- [Your objective]
Reproduce all the lines exactly as they stand, apart from the pictures.

- [Source excerpt]
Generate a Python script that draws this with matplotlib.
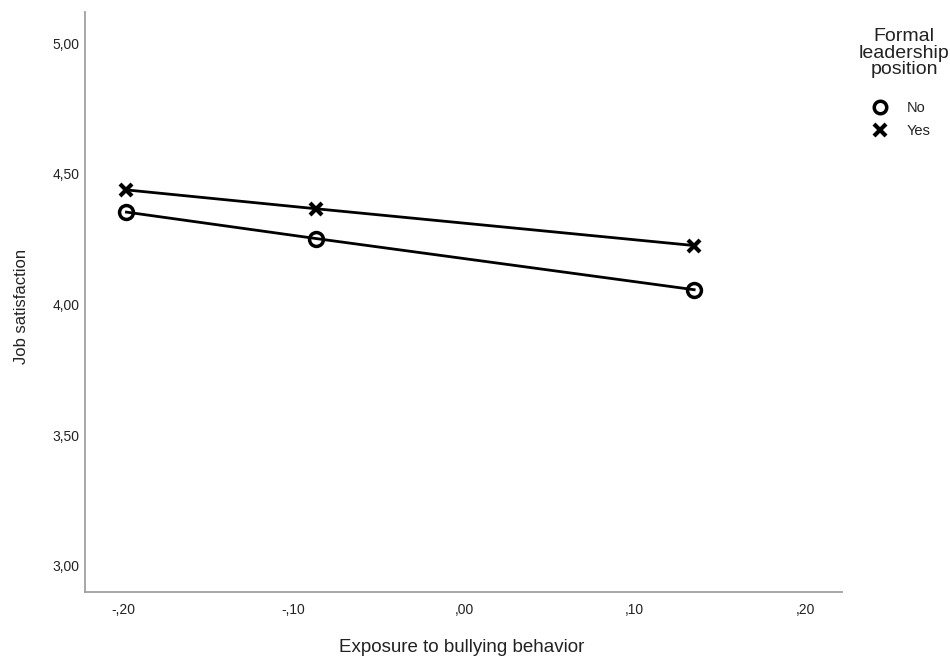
import matplotlib
matplotlib.use("Agg")
import matplotlib.pyplot as plt
from matplotlib.lines import Line2D

plt.rcParams['font.family'] = ['Liberation Sans', 'DejaVu Sans']

x_vals = [-0.198, -0.087, 0.135]
no_vals = [4.354, 4.253, 4.057]
yes_vals = [4.439, 4.367, 4.226]
x_ticks = [-0.20, -0.10, 0.00, 0.10, 0.20]
x_ticklabels = ['-,20', '-,10', ',00', ',10', ',20']
y_ticks = [3.00, 3.50, 4.00, 4.50, 5.00]
y_ticklabels = ['3,00', '3,50', '4,00', '4,50', '5,00']
series_names = ['No', 'Yes']

W, H = 950, 659
fig = plt.figure(figsize=(9.5, 6.59), dpi=100)
ax = fig.add_axes([0.0895, 0.1017, 0.7968, 0.8801])

ax.plot(x_vals, no_vals, color='black', lw=2, marker='o', ms=10, mfc='none', mew=2.5, zorder=3)
ax.plot(x_vals, yes_vals, color='black', lw=2, marker='x', ms=9, mew=3, zorder=3)

ax.set_xlim(-0.2223, 0.2217)
ax.set_ylim(2.90, 5.12)
ax.set_xticks(x_ticks)
ax.set_xticklabels(x_ticklabels)
ax.set_yticks(y_ticks)
ax.set_yticklabels(y_ticklabels)
ax.tick_params(axis='x', length=0, labelsize=10, colors='#222222', pad=8)
ax.tick_params(axis='y', length=0, labelsize=10, colors='#222222', pad=4)
for s in ['top', 'right']:
    ax.spines[s].set_visible(False)
for s in ['left', 'bottom']:
    ax.spines[s].set_color('#a0a0a0')
    ax.spines[s].set_linewidth(1.3)

fig.text(462 / W, 1 - 648 / H, 'Exposure to bullying behavior', fontsize=13.5,
         color='#222222', ha='center', va='center')
fig.text(22 / W, 1 - 306 / H, 'Job satisfaction', fontsize=12, rotation=90,
         color='#222222', ha='center', va='center')

# legend
fig.text(904 / W, 1 - 53 / H, 'Formal\nleadership\nposition', fontsize=14,
         color='#222222', ha='center', va='center', linespacing=0.97, multialignment='center')
handles = [
    Line2D([], [], ls='none', marker='o', ms=9, mfc='none', mec='black', mew=2.5, color='black'),
    Line2D([], [], ls='none', marker='x', ms=8, mew=3, color='black'),
]
leg = fig.legend(handles, series_names, loc='upper left',
                 bbox_to_anchor=(873 / W, 1 - 101 / H), frameon=False,
                 fontsize=10.5, handlelength=1.0, handletextpad=1.3,
                 labelspacing=0.65, borderpad=0, borderaxespad=0)
for t in leg.get_texts():
    t.set_color('#222222')

fig.savefig('out.png', dpi=100)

- [Problem solution]
Generate a Python script that draws this with matplotlib.
import matplotlib
matplotlib.use("Agg")
import matplotlib.pyplot as plt
from matplotlib.lines import Line2D

plt.rcParams['font.family'] = ['Liberation Sans', 'DejaVu Sans']

x_vals = [-0.198, -0.087, 0.135]
no_vals = [4.354, 4.253, 4.057]
yes_vals = [4.439, 4.367, 4.226]
x_ticks = [-0.20, -0.10, 0.00, 0.10, 0.20]
x_ticklabels = ['-,20', '-,10', ',00', ',10', ',20']
y_ticks = [3.00, 3.50, 4.00, 4.50, 5.00]
y_ticklabels = ['3,00', '3,50', '4,00', '4,50', '5,00']
series_names = ['No', 'Yes']

W, H = 950, 659
fig = plt.figure(figsize=(9.5, 6.59), dpi=100)
ax = fig.add_axes([0.0895, 0.1017, 0.7968, 0.8801])

ax.plot(x_vals, no_vals, color='black', lw=2, marker='o', ms=10, mfc='none', mew=2.5, zorder=3)
ax.plot(x_vals, yes_vals, color='black', lw=2, marker='x', ms=9, mew=3, zorder=3)

ax.set_xlim(-0.2223, 0.2217)
ax.set_ylim(2.90, 5.12)
ax.set_xticks(x_ticks)
ax.set_xticklabels(x_ticklabels)
ax.set_yticks(y_ticks)
ax.set_yticklabels(y_ticklabels)
ax.tick_params(axis='x', length=0, labelsize=10, colors='#222222', pad=8)
ax.tick_params(axis='y', length=0, labelsize=10, colors='#222222', pad=4)
for s in ['top', 'right']:
    ax.spines[s].set_visible(False)
for s in ['left', 'bottom']:
    ax.spines[s].set_color('#a0a0a0')
    ax.spines[s].set_linewidth(1.3)

fig.text(462 / W, 1 - 648 / H, 'Exposure to bullying behavior', fontsize=13.5,
         color='#222222', ha='center', va='center')
fig.text(22 / W, 1 - 306 / H, 'Job satisfaction', fontsize=12, rotation=90,
         color='#222222', ha='center', va='center')

# legend
fig.text(904 / W, 1 - 53 / H, 'Formal\nleadership\nposition', fontsize=14,
         color='#222222', ha='center', va='center', linespacing=0.97, multialignment='center')
handles = [
    Line2D([], [], ls='none', marker='o', ms=9, mfc='none', mec='black', mew=2.5, color='black'),
    Line2D([], [], ls='none', marker='x', ms=8, mew=3, color='black'),
]
leg = fig.legend(handles, series_names, loc='upper left',
                 bbox_to_anchor=(873 / W, 1 - 101 / H), frameon=False,
                 fontsize=10.5, handlelength=1.0, handletextpad=1.3,
                 labelspacing=0.65, borderpad=0, borderaxespad=0)
for t in leg.get_texts():
    t.set_color('#222222')

fig.savefig('out.png', dpi=100)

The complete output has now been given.